● **The request**
Skip the pictures and repeat each line of the data exactly.

● **Data segment**
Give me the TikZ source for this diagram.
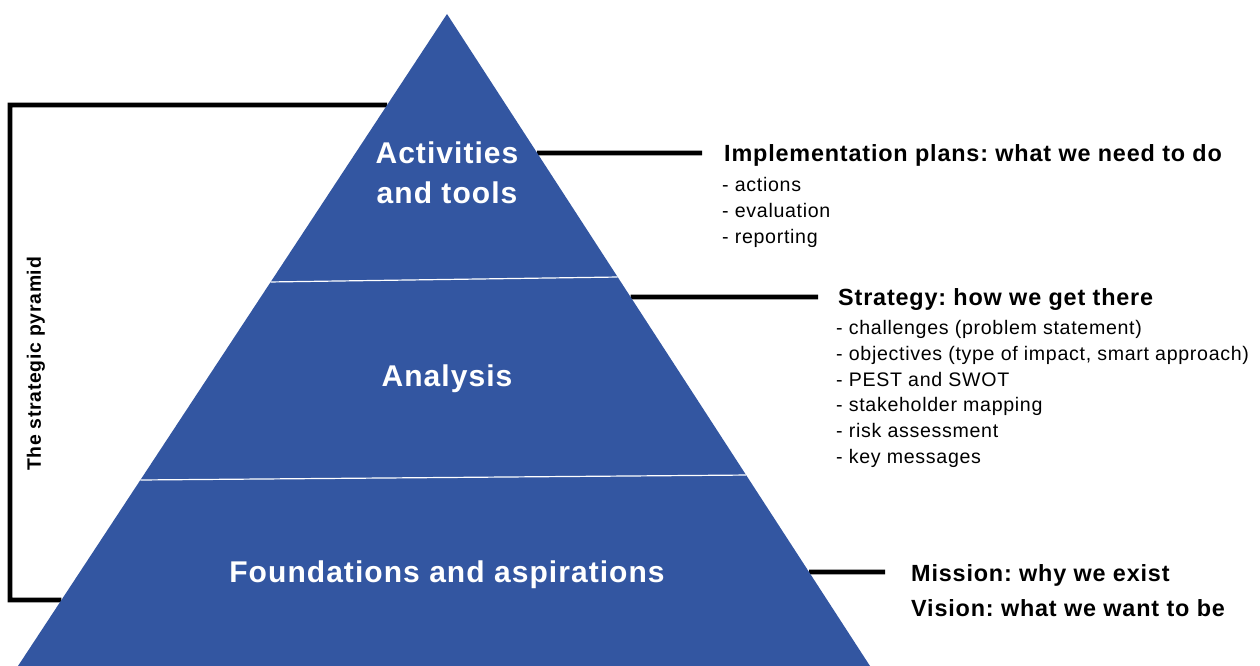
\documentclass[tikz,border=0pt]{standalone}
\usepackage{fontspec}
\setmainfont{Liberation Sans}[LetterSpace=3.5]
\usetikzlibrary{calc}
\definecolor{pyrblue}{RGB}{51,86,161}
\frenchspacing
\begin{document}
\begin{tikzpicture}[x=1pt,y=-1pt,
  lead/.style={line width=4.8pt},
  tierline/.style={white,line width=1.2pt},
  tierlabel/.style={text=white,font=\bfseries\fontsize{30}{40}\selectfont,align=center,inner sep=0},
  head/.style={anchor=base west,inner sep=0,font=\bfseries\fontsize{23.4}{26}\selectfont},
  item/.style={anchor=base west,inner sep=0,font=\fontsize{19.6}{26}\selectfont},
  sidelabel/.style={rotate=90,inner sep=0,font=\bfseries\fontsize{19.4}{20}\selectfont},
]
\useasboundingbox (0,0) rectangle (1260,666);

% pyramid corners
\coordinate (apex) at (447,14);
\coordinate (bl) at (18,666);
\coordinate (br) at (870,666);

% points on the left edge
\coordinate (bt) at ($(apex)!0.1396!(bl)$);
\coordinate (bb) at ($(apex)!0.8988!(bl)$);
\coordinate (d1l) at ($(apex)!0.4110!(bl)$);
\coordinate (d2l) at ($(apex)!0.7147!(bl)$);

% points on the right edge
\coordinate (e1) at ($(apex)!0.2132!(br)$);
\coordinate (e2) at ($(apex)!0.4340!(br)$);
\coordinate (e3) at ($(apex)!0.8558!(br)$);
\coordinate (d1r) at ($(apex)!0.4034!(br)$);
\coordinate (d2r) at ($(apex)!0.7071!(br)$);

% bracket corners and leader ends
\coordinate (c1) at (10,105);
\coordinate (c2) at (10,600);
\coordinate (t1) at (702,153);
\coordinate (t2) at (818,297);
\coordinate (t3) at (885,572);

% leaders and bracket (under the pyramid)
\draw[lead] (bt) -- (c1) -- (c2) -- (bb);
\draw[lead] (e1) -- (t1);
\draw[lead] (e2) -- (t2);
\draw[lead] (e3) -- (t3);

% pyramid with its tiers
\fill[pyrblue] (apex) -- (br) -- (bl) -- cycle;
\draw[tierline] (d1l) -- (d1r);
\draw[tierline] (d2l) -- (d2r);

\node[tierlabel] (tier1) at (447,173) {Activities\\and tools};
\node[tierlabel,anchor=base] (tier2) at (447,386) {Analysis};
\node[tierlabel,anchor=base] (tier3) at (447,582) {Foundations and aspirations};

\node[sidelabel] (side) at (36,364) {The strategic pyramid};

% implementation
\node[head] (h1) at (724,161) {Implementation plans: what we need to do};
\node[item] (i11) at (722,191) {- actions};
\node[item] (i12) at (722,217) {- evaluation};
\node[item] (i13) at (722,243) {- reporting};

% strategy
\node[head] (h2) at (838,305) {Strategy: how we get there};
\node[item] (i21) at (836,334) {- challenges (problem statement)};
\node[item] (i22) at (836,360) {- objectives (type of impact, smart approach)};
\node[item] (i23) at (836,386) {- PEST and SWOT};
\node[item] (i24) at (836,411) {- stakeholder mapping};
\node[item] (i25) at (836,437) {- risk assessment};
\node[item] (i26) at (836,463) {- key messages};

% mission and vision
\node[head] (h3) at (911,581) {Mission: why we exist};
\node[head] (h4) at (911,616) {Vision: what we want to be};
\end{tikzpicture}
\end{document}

● **Written response**
Give me the TikZ source for this diagram.
\documentclass[tikz,border=0pt]{standalone}
\usepackage{fontspec}
\setmainfont{Liberation Sans}[LetterSpace=3.5]
\usetikzlibrary{calc}
\definecolor{pyrblue}{RGB}{51,86,161}
\frenchspacing
\begin{document}
\begin{tikzpicture}[x=1pt,y=-1pt,
  lead/.style={line width=4.8pt},
  tierline/.style={white,line width=1.2pt},
  tierlabel/.style={text=white,font=\bfseries\fontsize{30}{40}\selectfont,align=center,inner sep=0},
  head/.style={anchor=base west,inner sep=0,font=\bfseries\fontsize{23.4}{26}\selectfont},
  item/.style={anchor=base west,inner sep=0,font=\fontsize{19.6}{26}\selectfont},
  sidelabel/.style={rotate=90,inner sep=0,font=\bfseries\fontsize{19.4}{20}\selectfont},
]
\useasboundingbox (0,0) rectangle (1260,666);

% pyramid corners
\coordinate (apex) at (447,14);
\coordinate (bl) at (18,666);
\coordinate (br) at (870,666);

% points on the left edge
\coordinate (bt) at ($(apex)!0.1396!(bl)$);
\coordinate (bb) at ($(apex)!0.8988!(bl)$);
\coordinate (d1l) at ($(apex)!0.4110!(bl)$);
\coordinate (d2l) at ($(apex)!0.7147!(bl)$);

% points on the right edge
\coordinate (e1) at ($(apex)!0.2132!(br)$);
\coordinate (e2) at ($(apex)!0.4340!(br)$);
\coordinate (e3) at ($(apex)!0.8558!(br)$);
\coordinate (d1r) at ($(apex)!0.4034!(br)$);
\coordinate (d2r) at ($(apex)!0.7071!(br)$);

% bracket corners and leader ends
\coordinate (c1) at (10,105);
\coordinate (c2) at (10,600);
\coordinate (t1) at (702,153);
\coordinate (t2) at (818,297);
\coordinate (t3) at (885,572);

% leaders and bracket (under the pyramid)
\draw[lead] (bt) -- (c1) -- (c2) -- (bb);
\draw[lead] (e1) -- (t1);
\draw[lead] (e2) -- (t2);
\draw[lead] (e3) -- (t3);

% pyramid with its tiers
\fill[pyrblue] (apex) -- (br) -- (bl) -- cycle;
\draw[tierline] (d1l) -- (d1r);
\draw[tierline] (d2l) -- (d2r);

\node[tierlabel] (tier1) at (447,173) {Activities\\and tools};
\node[tierlabel,anchor=base] (tier2) at (447,386) {Analysis};
\node[tierlabel,anchor=base] (tier3) at (447,582) {Foundations and aspirations};

\node[sidelabel] (side) at (36,364) {The strategic pyramid};

% implementation
\node[head] (h1) at (724,161) {Implementation plans: what we need to do};
\node[item] (i11) at (722,191) {- actions};
\node[item] (i12) at (722,217) {- evaluation};
\node[item] (i13) at (722,243) {- reporting};

% strategy
\node[head] (h2) at (838,305) {Strategy: how we get there};
\node[item] (i21) at (836,334) {- challenges (problem statement)};
\node[item] (i22) at (836,360) {- objectives (type of impact, smart approach)};
\node[item] (i23) at (836,386) {- PEST and SWOT};
\node[item] (i24) at (836,411) {- stakeholder mapping};
\node[item] (i25) at (836,437) {- risk assessment};
\node[item] (i26) at (836,463) {- key messages};

% mission and vision
\node[head] (h3) at (911,581) {Mission: why we exist};
\node[head] (h4) at (911,616) {Vision: what we want to be};
\end{tikzpicture}
\end{document}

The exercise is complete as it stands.